Ao retornar, Cícero fez uma pequena reforma no local, que
passou a se chamar Beth Lanches (o nome fazia uma alusão carinhosa à sua
filha). Com a construção do calçadão do Beco, entre 1978 e 1979, passou a se
chamar Beth’s Pizzaria – mais uma inovação trazida por Cícero – e mesas
foram colocadas no espaço para acomodar mais clientes à noite. Tornou-se
hábito, então, ter-se música ao vivo, hábito este que perdurou entre 1980 e
1997, cujo sucesso foi tanto, que durante certo período podia-se curtir música
de alto nível de Terça-feira a Domingo. Transformou-se no lugar-comum da
juventude universitária – eu inclusive – fã incondicional da conjunção de
capirinha de vodca (prodigamente servida pelo Adalberto), música ao vivo, um
bom papo e muita paquera. Vivia-se o ocaso da ditadura militar, era a época da
Anistia. Foram tempos de luta e glória. Isto sem falar na famosa “canja” de
                     Cícero com seu violão bossanovista, concedida invariavelmente de
madrugadinha, hábito que ele conserva até hoje, embora com mais raridade do
que gostaria. Enquanto escrevo, me vem um sopro de juventude, ao recordar a
festa dos 20 anos da Beth’s em Novembro de 1981, que durou até 5 da manhã
e provocou muitos comentários pela cidade. Eu guardava até algum tempo a
camiseta que foi traje obrigatório do evento, mas como a minha memória hoje
é apenas uma “vaga lembrança de que um dia tive memória”, não sei como,
quando e aonde a perdi. Junto com o sucesso da música ao vivo, veio de
cambulhada a idéia de fazer um festival de música em 1985, que marcou a
noite sobralense com o natural sucesso de tudo que Cícero faz.

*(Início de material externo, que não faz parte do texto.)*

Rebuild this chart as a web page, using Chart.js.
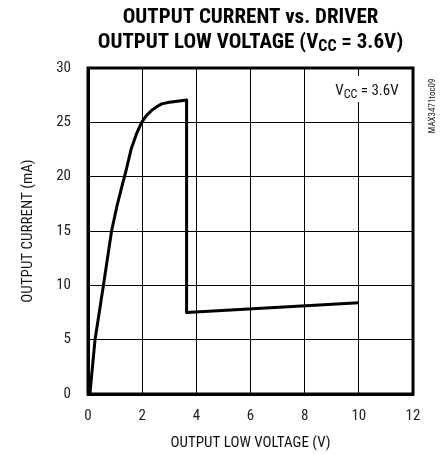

                    A década dos 1990 começou com tudo. Como era
agradável passar, literalmente, o Sábado em companhia de Cícero e
de muita cerveja gelada. A conversa fluía fácil e nos tornamos amigos e somos
amigos até hoje, além do que, eles são meus padrinhos de casamento.
Vinícius de Moraes dizia: - “A pior solidão do Mundo é a companhia de um
paulista, mesmo que seja com um chops e dois pasté”. Pois Cícero é diametralmente o
oposto do sentido desta frase. A Copa do Mundo de
1994, nós a vimos na Beth’s e após cada vitória a comemoração era
apoteótica. Foi a Copa da catarse.
                    O clímax do sucesso da Beth’s foi sem dúvida a
famosíssima “Quinta sem lei”, que perdurou entre 1996 e 1997. Conheci gente
que vinha de Fortaleza, passava a noite na Beth’s e de manhã retornava à
capital. Eu mesmo, não me cansava de virar a noite ali, ia para casa, tomava
um banho e ia trabalhar “sóbrio como um bispo”. Em 1997, “the dream is over”,
“queimou-se a negra do doce”: não houve mais música ao vivo. Cícero já me
confidenciou mais de uma vez, que ele cometeu o erro de trazer de Fortaleza
grupos de “pagode-light” e isto afastou parte de sua boa clientela, fato que o
aborreceu muito, levando-o a zerar o episódio. Neste mesmo fatídico ano,
                   Cícero saiu do Beco que, sem a Beth’s, provocou na minha memória afetiva
um oco escuro, frio e sem som. Foi um choque para a maioria dos clientes,
mas foi necessário para ele. Surgiu então o Deol Bar, fazendo apenas uma
alusão à sua localização, na Rua Deolindo Barreto e que durou até Janeiro de
1998.
                   Em Janeiro de 1998, iniciou-se uma nova fase, com o
nome Cícero’s Bar, que a meu ver, é uma síntese de todas as outras, porém
muito mais intimista, como é de gosto do dono. Não importa que nome tenha a
criatura, o criador é o mesmo, cujo talento é invisível como a música e evidente
como o som e é como um bom vinho, que sempre melhora com o tempo.